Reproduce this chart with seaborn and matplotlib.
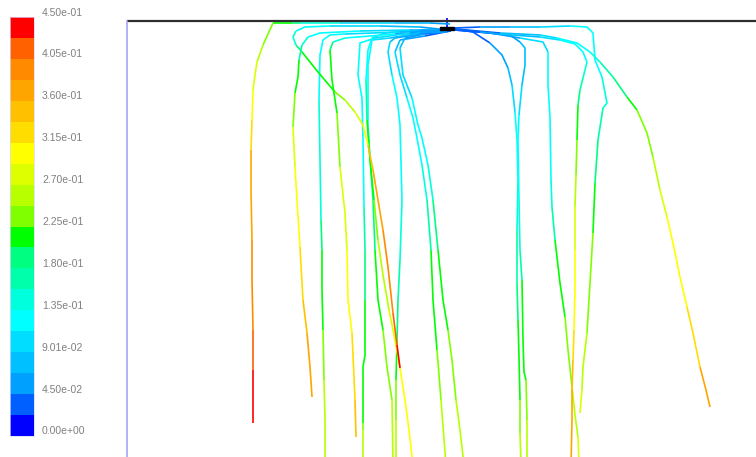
import numpy as np
import pandas as pd
import matplotlib
matplotlib.use("Agg")
import matplotlib.pyplot as plt
import seaborn as sns
from matplotlib.colors import ListedColormap, BoundaryNorm
from matplotlib.cm import ScalarMappable
from matplotlib.patches import Rectangle
from matplotlib.transforms import ScaledTranslation, blended_transform_factory

# ---------------------------------------------------------------------------
# Velocity magnitude scale (m/s), 20 banded colours from low to high
# ---------------------------------------------------------------------------
band_colors = ["#0000FF", "#0060FF", "#00A0FF", "#00C0FF", "#00DDFF",
               "#00FFFF", "#00FFDD", "#00FFAA", "#00FF80", "#00FF00",
               "#7FFF00", "#B8FF00", "#DDFF00", "#FFFF00", "#FFDD00",
               "#FFC000", "#FFA500", "#FF8A00", "#FF6000", "#FF0000"]
speed_levels = np.linspace(0.0, 0.45, 21)
tick_values = speed_levels[::2]
tick_labels = ["0.00e+00", "4.50e-02", "9.01e-02", "1.35e-01", "1.80e-01",
               "2.25e-01", "2.70e-01", "3.15e-01", "3.60e-01", "4.05e-01",
               "4.50e-01"]

# Geometry: x measured from the inlet axis, depth measured down from the lid
wall_left_x = -325
domain_right_x = 304
domain_depth = 436
inlet_x0, inlet_w, inlet_d0, inlet_h = -12, 14, 5.5, 3.5

# ---------------------------------------------------------------------------
# Pathlines released at the inlet: (x, depth, velocity magnitude)
# ---------------------------------------------------------------------------
path_01 = [(-2, 3, .03), (-22, 2, .06), (-57, 2, .08), (-92, 2, .10), (-112, 2, .12),
           (-152, 2, .17), (-160, 2, .20), (-179, 2, .215), (-189, 24, .235),
           (-195, 41, .26), (-197, 54, .28), (-199, 69, .30), (-200, 99, .32),
           (-201, 129, .35), (-201, 169, .37), (-200, 219, .38), (-200, 259, .385),
           (-199, 309, .39), (-199, 349, .43), (-199, 402, .44)]
path_02 = [(-4, 9, .03), (-32, 6, .07), (-72, 5, .10), (-122, 5, .12), (-147, 6, .125),
           (-156, 10, .13), (-159, 16, .14), (-156, 24, .17), (-150, 31, .20),
           (-134, 51, .215), (-117, 71, .22), (-107, 79, .24), (-97, 91, .27),
           (-89, 104, .29), (-84, 124, .33), (-79, 149, .36), (-74, 179, .37),
           (-69, 209, .38), (-64, 246, .39), (-59, 292, .41), (-55, 324, .43),
           (-52, 347, .44)]
path_03 = [(-6, 10, .03), (-42, 9, .08), (-92, 10, .11), (-132, 12, .125), (-144, 16, .13),
           (-150, 24, .15), (-153, 39, .19), (-154, 56, .215), (-157, 72, .23),
           (-159, 106, .26), (-157, 146, .29), (-155, 179, .30), (-152, 226, .31),
           (-149, 279, .33), (-145, 312, .35), (-142, 346, .37), (-140, 376, .38)]
path_04 = [(-5, 10, .03), (-52, 11, .09), (-107, 13, .12), (-122, 14, .125), (-129, 19, .125),
           (-132, 34, .125), (-133, 79, .13), (-132, 139, .14), (-131, 199, .17),
           (-130, 229, .20), (-130, 269, .215), (-129, 309, .22), (-128, 359, .25),
           (-127, 399, .26), (-127, 444, .26)]
path_05 = [(-6, 11, .03), (-57, 13, .10), (-107, 17, .13), (-119, 21, .18), (-122, 29, .20),
           (-120, 59, .215), (-115, 92, .23), (-112, 146, .26), (-107, 192, .28),
           (-105, 229, .30), (-104, 279, .305), (-100, 312, .31), (-97, 379, .32),
           (-96, 416, .36)]
path_06 = [(-4, 9, .03), (-42, 12, .08), (-77, 17, .11), (-92, 22, .125), (-94, 54, .125),
           (-90, 77, .125), (-89, 119, .125), (-88, 186, .14), (-87, 229, .18),
           (-87, 279, .215), (-87, 334, .215), (-89, 346, .22), (-89, 402, .215),
           (-89, 409, .25), (-89, 444, .25)]
path_07 = [(-3, 8, .03), (-32, 12, .07), (-62, 17, .10), (-80, 19, .12), (-84, 44, .125),
           (-84, 104, .13), (-82, 136, .145), (-79, 179, .18), (-77, 229, .20),
           (-74, 279, .215), (-69, 309, .23), (-65, 346, .24), (-60, 379, .25),
           (-59, 444, .26)]
path_08 = [(-5, 9, .03), (-32, 9, .07), (-67, 12, .10), (-80, 17, .12), (-84, 29, .125),
           (-86, 59, .14), (-85, 99, .19), (-82, 139, .215), (-78, 179, .23),
           (-74, 219, .25), (-69, 254, .26), (-63, 289, .27), (-57, 319, .28),
           (-52, 347, .29), (-47, 379, .30), (-43, 409, .305), (-39, 444, .31)]
path_09 = [(-2, 9, .02), (-32, 13, .05), (-57, 17, .08), (-62, 21, .09), (-64, 31, .10),
           (-60, 54, .11), (-55, 77, .12), (-52, 104, .125), (-50, 179, .13),
           (-51, 209, .14), (-52, 239, .16), (-54, 279, .19), (-55, 319, .21),
           (-56, 359, .23), (-56, 399, .25), (-56, 444, .26)]
path_10 = [(-2, 10, .02), (-27, 15, .05), (-52, 19, .08), (-57, 31, .09), (-52, 54, .10),
           (-45, 77, .11), (-39, 97, .12), (-35, 117, .125), (-30, 144, .13),
           (-25, 179, .15), (-21, 229, .19), (-19, 279, .215), (-15, 329, .22),
           (-11, 379, .24), (-6, 444, .26)]
path_11 = [(-1, 10, .02), (-27, 13, .05), (-47, 17, .08), (-52, 27, .09), (-49, 54, .10),
           (-40, 77, .11), (-34, 104, .12), (-30, 117, .125), (-24, 144, .14),
           (-19, 179, .17), (-14, 229, .20), (-9, 279, .215), (-4, 309, .22),
           (0, 339, .235), (4, 379, .25), (8, 409, .26), (12, 444, .27)]
path_12 = [(2, 8, .02), (21, 11, .03), (38, 22, .045), (50, 34, .06), (56, 47, .07),
           (60, 64, .08), (63, 91, .10), (65, 119, .125), (66, 159, .13), (65, 209, .15),
           (65, 262, .19), (66, 299, .21), (67, 336, .215), (68, 379, .23),
           (68, 412, .25), (69, 444, .26)]
path_13 = [(3, 9, .02), (28, 11, .04), (58, 14, .06), (68, 21, .07), (73, 27, .08),
           (73, 44, .085), (70, 64, .09), (67, 94, .11), (66, 119, .125), (67, 179, .14),
           (68, 229, .16), (70, 259, .19), (71, 319, .215), (72, 351, .215),
           (74, 359, .23), (75, 399, .25), (75, 444, .26)]
path_14 = [(3, 8, .02), (38, 12, .05), (68, 17, .08), (91, 21, .10), (96, 31, .11),
           (96, 64, .12), (98, 96, .125), (99, 159, .14), (100, 186, .16),
           (103, 219, .19), (108, 262, .215), (113, 296, .22), (116, 329, .23),
           (120, 366, .25), (123, 394, .26), (126, 416, .27), (127, 444, .27)]
path_15 = [(3, 9, .02), (48, 13, .06), (88, 16, .09), (108, 19, .11), (123, 23, .12),
           (131, 31, .125), (135, 41, .13), (131, 57, .15), (128, 69, .18), (126, 84, .20),
           (125, 119, .23), (124, 154, .25), (123, 186, .27), (123, 229, .29),
           (123, 269, .30), (122, 309, .31), (121, 339, .33), (120, 369, .35),
           (120, 399, .37), (119, 444, .38)]
path_16 = [(3, 7, .02), (28, 6, .05), (58, 6, .07), (88, 6, .09), (118, 5, .11),
           (135, 6, .12), (141, 12, .125), (143, 39, .125), (150, 56, .13), (155, 82, .14),
           (151, 87, .15), (146, 119, .17), (143, 162, .20), (141, 212, .215),
           (138, 262, .235), (135, 312, .25), (131, 346, .26), (130, 369, .27),
           (128, 392, .28)]
path_17 = [(3, 8, .02), (48, 12, .06), (88, 14, .09), (105, 17, .11), (125, 22, .12),
           (138, 31, .13), (148, 41, .15), (161, 56, .17), (175, 76, .20), (185, 89, .215),
           (195, 112, .235), (201, 136, .25), (208, 169, .27), (215, 196, .29),
           (221, 222, .30), (228, 256, .305), (235, 286, .31), (241, 312, .32),
           (248, 346, .35), (254, 369, .37), (258, 386, .38)]
path_18 = [(-5, 6, .02), (-5, -3, .02)]

pathlines = [path_01, path_02, path_03, path_04, path_05, path_06, path_07, path_08,
             path_09, path_10, path_11, path_12, path_13, path_14, path_15, path_16,
             path_17, path_18]

# ---------------------------------------------------------------------------
# Split each pathline into runs of constant colour band
# ---------------------------------------------------------------------------
n_bands = len(band_colors)
band_width = speed_levels[1] - speed_levels[0]
rows = []
run_id = 0
for path in pathlines:
    pts = np.asarray(path, dtype=float)
    seg_speed = 0.5 * (pts[:-1, 2] + pts[1:, 2])
    seg_band = np.clip((seg_speed / band_width).astype(int), 0, n_bands - 1)
    start = 0
    for i in range(1, len(seg_band) + 1):
        if i == len(seg_band) or seg_band[i] != seg_band[start]:
            for k in range(start, i + 1):
                rows.append((run_id, int(seg_band[start]), pts[k, 0], pts[k, 1]))
            run_id += 1
            start = i
runs = pd.DataFrame(rows, columns=["run", "band", "x", "depth"])

# ---------------------------------------------------------------------------
# Figure
# ---------------------------------------------------------------------------
sns.set_theme(style="white")
plt.rcParams["font.family"] = ["Liberation Sans", "DejaVu Sans"]

W, H = 756, 457
fig = plt.figure(figsize=(W / 100, H / 100), dpi=100)
fig.patch.set_facecolor("white")

ax = fig.add_axes([120 / W, 0, 636 / W, 442 / H])
palette = {i: c for i, c in enumerate(band_colors)}
sns.lineplot(data=runs, x="x", y="depth", units="run", hue="band", palette=palette,
             estimator=None, sort=False, legend=False, linewidth=1.2, ax=ax,
             solid_capstyle="butt")
ax.set_xlim(wall_left_x - 7, domain_right_x)
ax.set_ylim(domain_depth, -6)
ax.set_axis_off()

# walls and inlet
ax.plot([wall_left_x, domain_right_x + 5], [0, 0], color="#2e2e2e", lw=1.6, zorder=5,
        solid_capstyle="butt")
ax.plot([wall_left_x, wall_left_x], [-0.5, domain_depth + 5], color="#a4a4f4", lw=1.2,
        zorder=5)
ax.add_patch(Rectangle((inlet_x0, inlet_d0), inlet_w, inlet_h, color="black", zorder=6))

# colour bar
cax = fig.add_axes([10 / W, 21 / H, 24 / W, 419 / H])
sm = ScalarMappable(norm=BoundaryNorm(speed_levels, n_bands),
                    cmap=ListedColormap(band_colors))
cb = fig.colorbar(sm, cax=cax, boundaries=speed_levels)
cb.outline.set_edgecolor("#d8d8ff")
cb.outline.set_linewidth(0.5)
cax.set_yticks([])
cax.set_yticks([], minor=True)
cax.tick_params(which="both", length=0, labelright=False, labelleft=False)
tr = blended_transform_factory(cax.transAxes, cax.transData) + \
    ScaledTranslation(0, 4.5 / 100, fig.dpi_scale_trans)
for v, lab in zip(tick_values, tick_labels):
    cax.text(32 / 24, v, lab, transform=tr, ha="left", va="center",
             fontsize=7.5, color="#808080")

fig.savefig("out.png", dpi=100, facecolor="white")
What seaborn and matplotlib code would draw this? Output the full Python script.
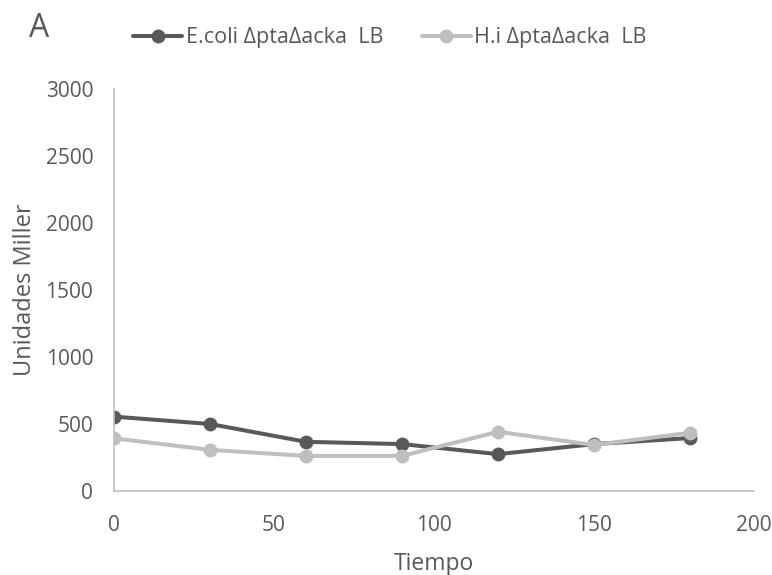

*****

▸ **Task to complete**
Read through the data and copy every line where "this" shows up.

▸ **Completed task**
Reproduce this chart with seaborn and matplotlib.
What seaborn and matplotlib code would draw this? Output the full Python script.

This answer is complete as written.